Note, I've checked the tests out, and they're pretty basic only checking that CRC32C.fromFile is called, and not that the actual result is used in validation.

EDIT:

https://github.com/googleapis/nodejs-storage/blob/7a96ce6f764076a14f0961623e2dec2ce8893dd7/src/transfer-manager.ts#L686

I've also noticed that the FileHandle#close() isn't awaited and should probably be done after all the chunks are downloaded (ie. after await Promise.all(promises)) and before the CRC32C is computed.
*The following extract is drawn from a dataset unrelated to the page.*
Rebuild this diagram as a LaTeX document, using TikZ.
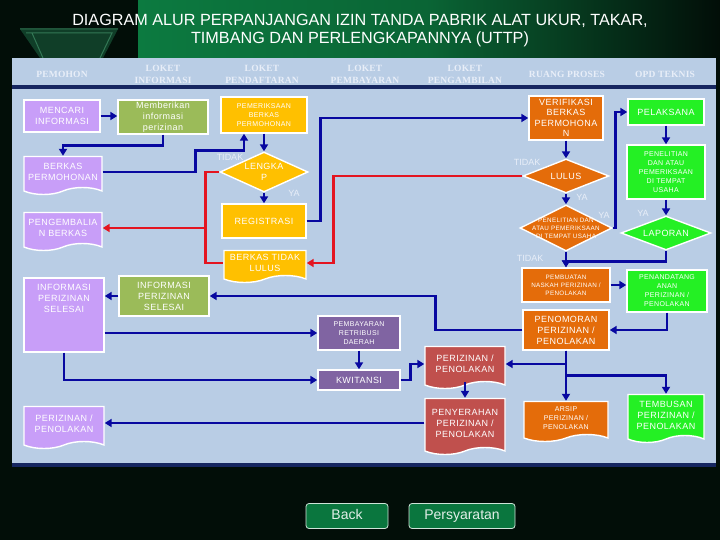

Is this assumption correct and also needs to be changed?

ddelgrosso1 commented 7 months ago

@rhodgkins thanks for bringing up these issues. 1. Yes, the close should be awaited 2. You are correct about the return value it is currently mismatched. 3. I think your suggestion regarding a flag makes a lot of sense to prevent this from overrunning memory on extremely large files. Also, having a flag would prevent a breaking change which we try to avoid as much as possible as it requires a major version bump. 4. With regards to CRC32C let me take another look and circle back on this one.

We always appreciate contributions so if you want to raise a fix that would be great. If not, I can tackle these before we go into freeze for the holidays.

rhodgkins commented 7 months ago

Thanks @ddelgrosso1 - first pass is #2373, I've done an educated guess at the CRC32C check...